Her relationship with the Dutch was female mainly in its deviousness, because for more then twenty years she continued to express goodwill towards Spain, which ruled the country, while permitting her subjects to support the rebels there in any way that they chose. It was an exercise in brinkmanship, postulated on the theory that Philip did not wish to add her to his list of enemies, and it worked. In 1565 the obvious English sympathy with the Protestant ‘Compromise’ movement led the Regent, Margaret of Parma, to impose a trade embargo, until that proved to be more damaging to Antwerp than it was to London, and in 1568 Elizabeth anticipated the Duke of Alba’s money, intended to pay his troops, leading to another embargo.
[492]
Between 1568 and 1572, while negotiating with Alba to get this lifted, she was giving refuge to those fugitives from his regime known as the Sea Beggars – pirates in effect – who preyed on Flemish shipping.

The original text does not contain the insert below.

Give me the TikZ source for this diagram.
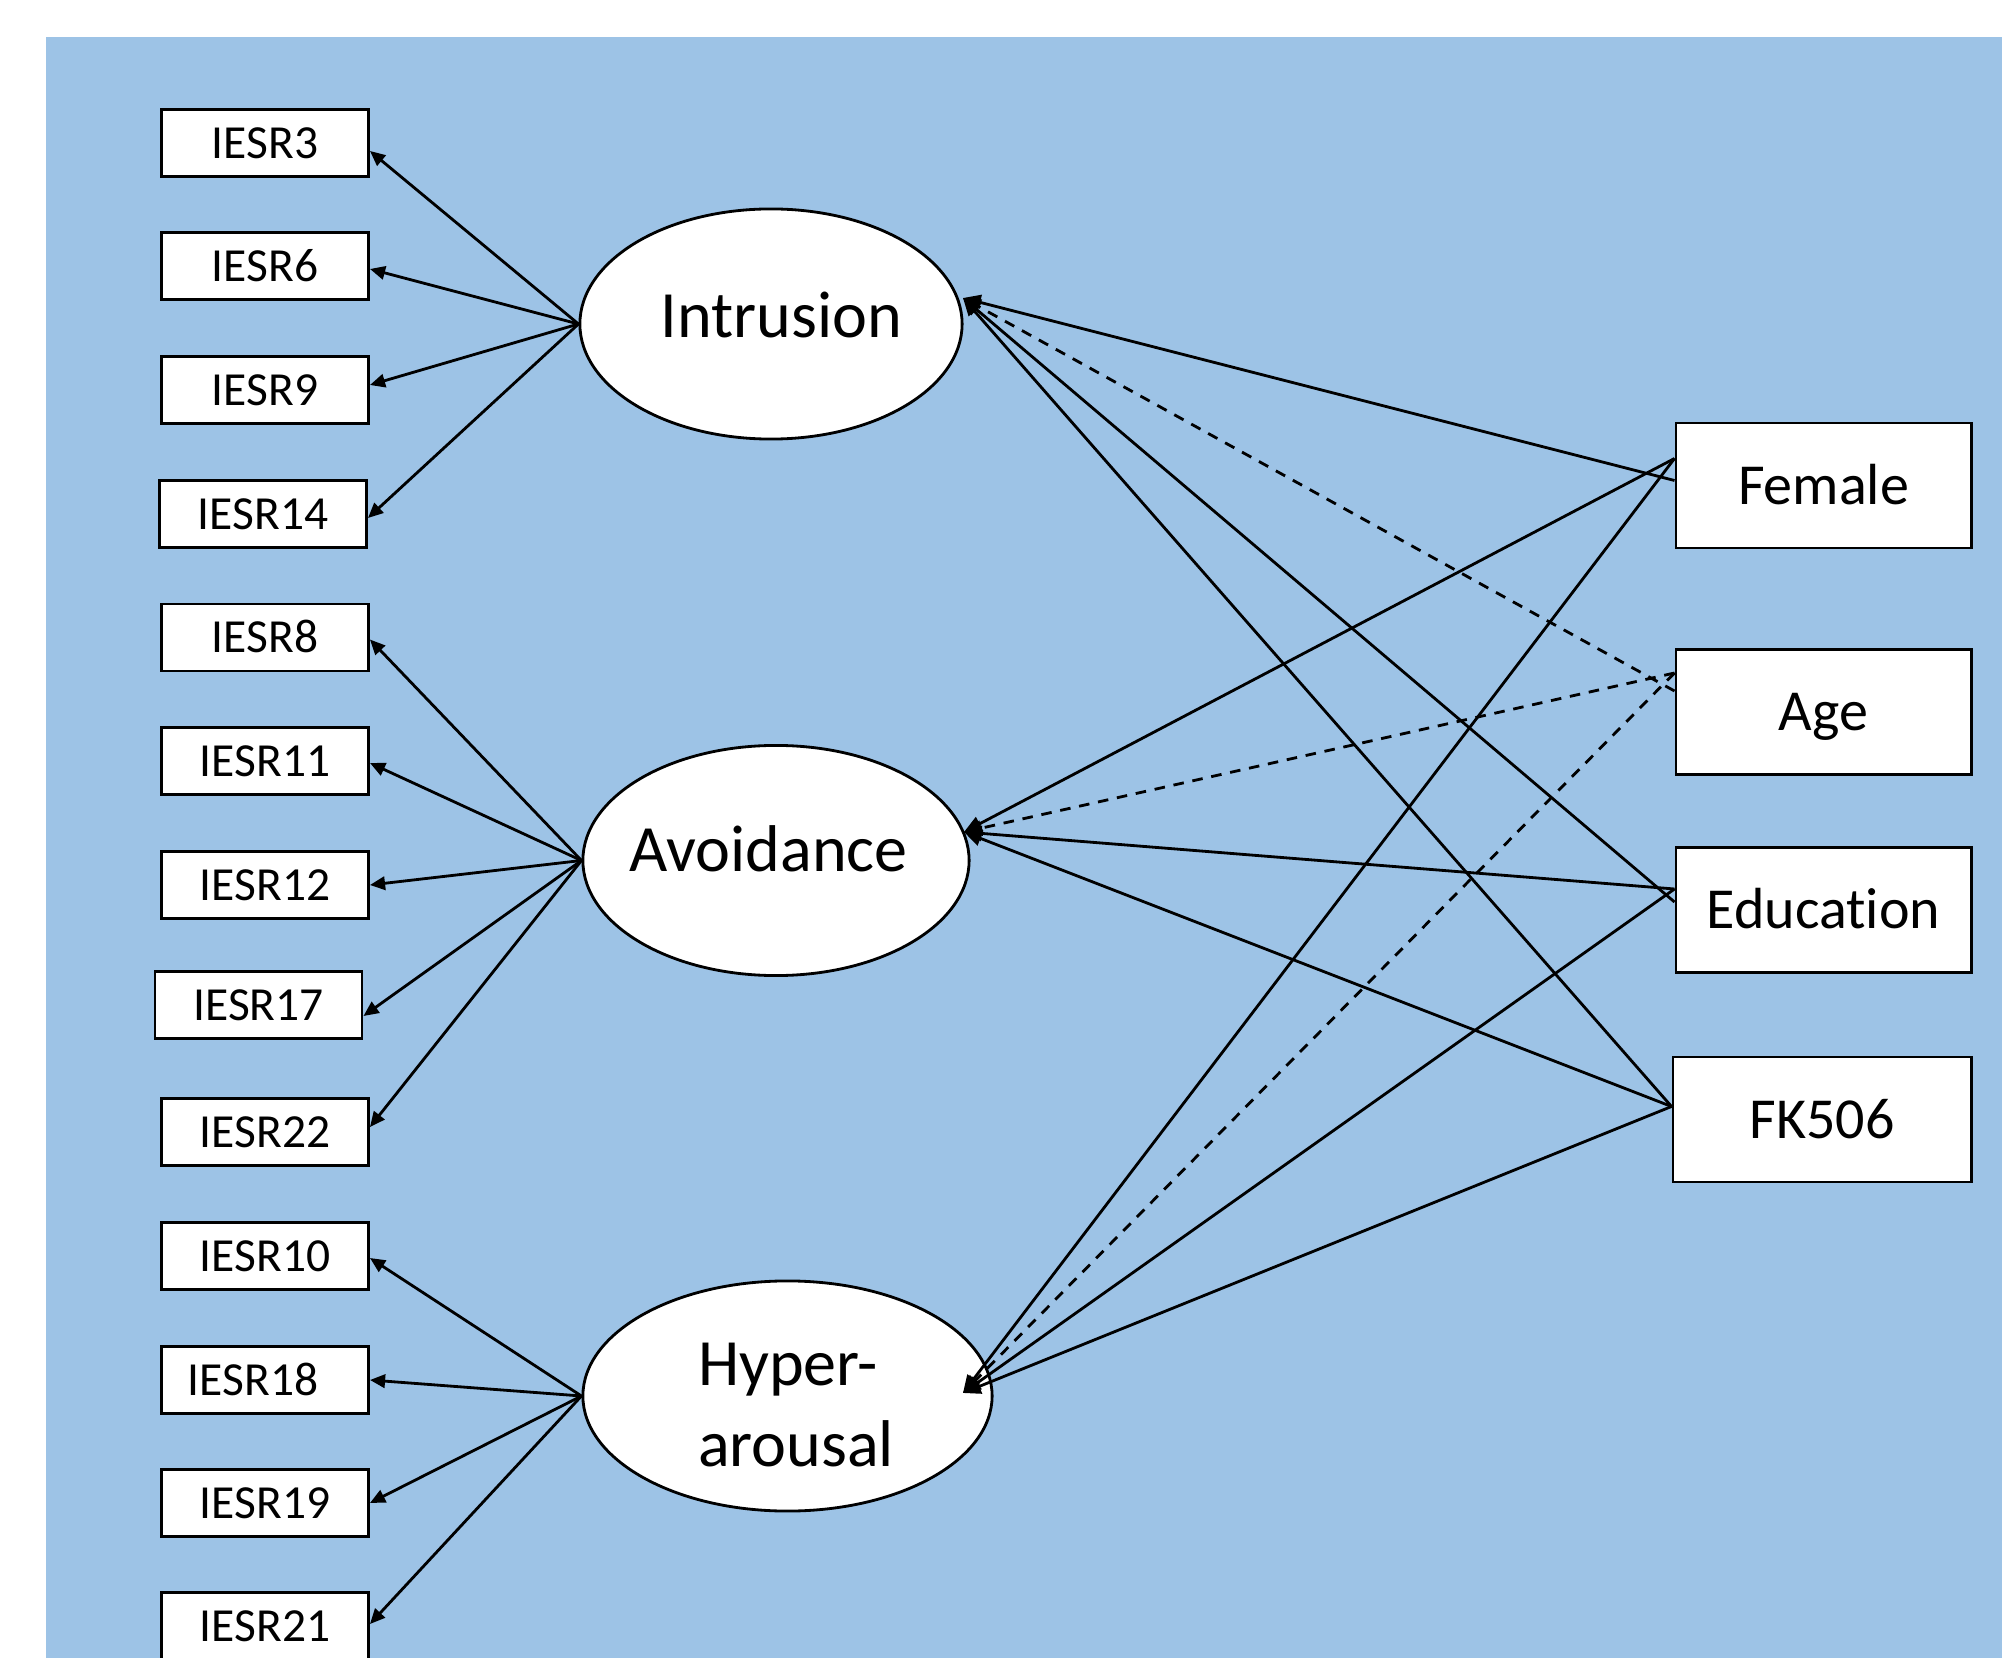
\documentclass[tikz,border=0pt]{standalone}
\usepackage{fontspec}
\setmainfont{Carlito}[Ligatures=NoCommon]
\usetikzlibrary{shapes.geometric,arrows.meta,calc}
\definecolor{bgblue}{RGB}{157,195,230}
\tikzset{
 obs/.style={draw, fill=white, line width=0.8pt, minimum width=2.07cm, minimum height=0.67cm, inner sep=0pt, text height=8.7pt, text depth=0pt, font=\fontsize{13.5}{16}\selectfont},
 cov/.style={draw, fill=white, line width=0.8pt, minimum width=2.95cm, minimum height=1.25cm, inner sep=0pt, text height=10.6pt, text depth=0pt, font=\fontsize{16.5}{20}\selectfont},
 lat/.style={ellipse, draw, fill=white, line width=0.8pt, inner sep=0pt, minimum height=2.3cm},
 ltxt/.style={font=\fontsize{18.8}{23}\selectfont, inner sep=0pt},
 load/.style={line width=0.8pt, -{Triangle[length=4.3pt,width=3.8pt]}},
 reg/.style={line width=0.8pt, -{Triangle[length=5pt,width=4.3pt]}},
 dreg/.style={reg, dash pattern=on 3pt off 2.5pt},
}
\begin{document}
\begin{tikzpicture}[x=0.01cm,y=-0.01cm]
\useasboundingbox (0,0) rectangle (2002,1658);
\fill[bgblue] (46,37) rectangle (2002,1658);

% observed indicators
\node[obs] (i3)  at (265,143)  {IESR3};
\node[obs] (i6)  at (265,266)  {IESR6};
\node[obs] (i9)  at (265,390)  {IESR9};
\node[obs] (i14) at (263,514)  {IESR14};
\node[obs] (i8)  at (265,637.5) {IESR8};
\node[obs] (i11) at (265,761)  {IESR11};
\node[obs] (i12) at (265,885)  {IESR12};
\node[obs] (i17) at (258.5,1005) {IESR17};
\node[obs] (i22) at (265,1132) {IESR22};
\node[obs] (i10) at (265,1256) {IESR10};
\node[obs] (i18) at (265,1380) {IESR18\kern0.24cm};
\node[obs] (i19) at (265,1503) {IESR19};
\node[obs] (i21) at (265,1626) {IESR21};

% latent factors
\node[lat, minimum width=3.82cm,
  label={[ltxt, xshift=0.105cm, yshift=0.085cm]center:Intrusion}] (int) at (771,324) {};
\node[lat, minimum width=3.86cm,
  label={[ltxt, xshift=-0.075cm, yshift=0.115cm]center:Avoidance}] (avo) at (776,860.5) {};
\node[lat, minimum width=4.09cm,
  label={[ltxt, align=left, xshift=0.085cm, yshift=-0.09cm]center:{Hyper-\\arousal}}] (hyp) at (787.5,1396) {};

% covariates
\node[cov] (fem) at (1823.5,485.5) {Female};
\node[cov] (age) at (1823.5,712) {Age};
\node[cov] (edu) at (1823.5,910) {Education};
\node[cov, minimum width=2.98cm] (fk) at (1822,1119.5) {FK506};

% arrow targets on latent factors
\coordinate (intR) at ($(int.center)+(192,-26)$);
\coordinate (avoR) at ($(avo.center)+(188,-28.5)$);
\coordinate (hypR) at ($(hyp.center)+(175.5,-3)$);

% start points on covariates
\coordinate (femI) at ($(fem.west)+(0,-5)$);
\coordinate (femO) at ($(fem.west)+(0,-27)$);
\coordinate (ageI) at ($(age.west)+(0,-21)$);
\coordinate (ageO) at ($(age.west)+(0,-39)$);
\coordinate (eduI) at ($(edu.west)+(0,-8)$);
\coordinate (eduO) at ($(edu.west)+(0,-21)$);
\coordinate (fkO)  at ($(fk.west)+(0,-13)$);

% loadings
\draw[load] (int.west) -- ($(i3.east)+(0,8)$);
\draw[load] (int.west) -- ($(i6.east)+(0,3)$);
\draw[load] (int.west) -- ($(i9.east)+(0,-5)$);
\draw[load] (int.west) -- ($(i14.east)+(0,4)$);
\draw[load] (avo.west) -- ($(i8.east)+(0,2)$);
\draw[load] (avo.west) -- ($(i11.east)+(0,2)$);
\draw[load] (avo.west) -- (i12.east);
\draw[load] (avo.west) -- ($(i17.east)+(0,11)$);
\draw[load] (avo.west) -- ($(i22.east)+(0,-5)$);
\draw[load] (hyp.west) -- ($(i10.east)+(0,2)$);
\draw[load] (hyp.west) -- (i18.east);
\draw[load] (hyp.west) -- (i19.east);
\draw[load] (hyp.west) -- ($(i21.east)+(0,-2)$);

% regressions
\draw[reg]  (femI) -- (intR);
\draw[reg]  (femO) -- (avoR);
\draw[reg]  (femO) -- (hypR);
\draw[dreg] (ageI) -- (intR);
\draw[dreg] (ageO) -- (avoR);
\draw[dreg] (ageO) -- (hypR);
\draw[reg]  (eduI) -- (intR);
\draw[reg]  (eduO) -- (avoR);
\draw[reg]  (eduO) -- (hypR);
\draw[reg]  (fkO) -- (intR);
\draw[reg]  (fkO) -- (avoR);
\draw[reg]  (fkO) -- (hypR);
\end{tikzpicture}
\end{document}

In 1572, in what was ostensibly a conciliatory gesture, she expelled the Sea Beggars, only for them to cross to Brill, seize the town and give the revolt against Alba a new lease of life. Nobody knows whether that outcome was intended or not.
[493]
Thereafter there were always rebels in arms against the Spanish authorities, and Elizabeth turned a blind eye to those military volunteers who went over in considerable numbers to help them. Such service not only got hot-headed young men out of the country, but enabled professional soldiers to secure the up-to-date experience which they needed to train the local levies upon which the English government relied for the defence of the realm, whether against foreign invasion or domestic rebellion. Most of the county muster-masters of the 1570s had seen service in the Low Countries, and short of going to war herself that provided the best means of supplying such a need.
[494]
It was not until 1585 that this ambiguous policy was finally exposed by the situation following the assassination of William the Silent. Then the Queen was faced with the stark alternatives of open intervention or standing aside while the revolt was suppressed. That was no choice, faced with the prospect of unchallenged Spanish power on the other side of the North Sea, and the result was open war, but Elizabeth was still negotiating with the Duke of Parma as the armada sailed up the Channel.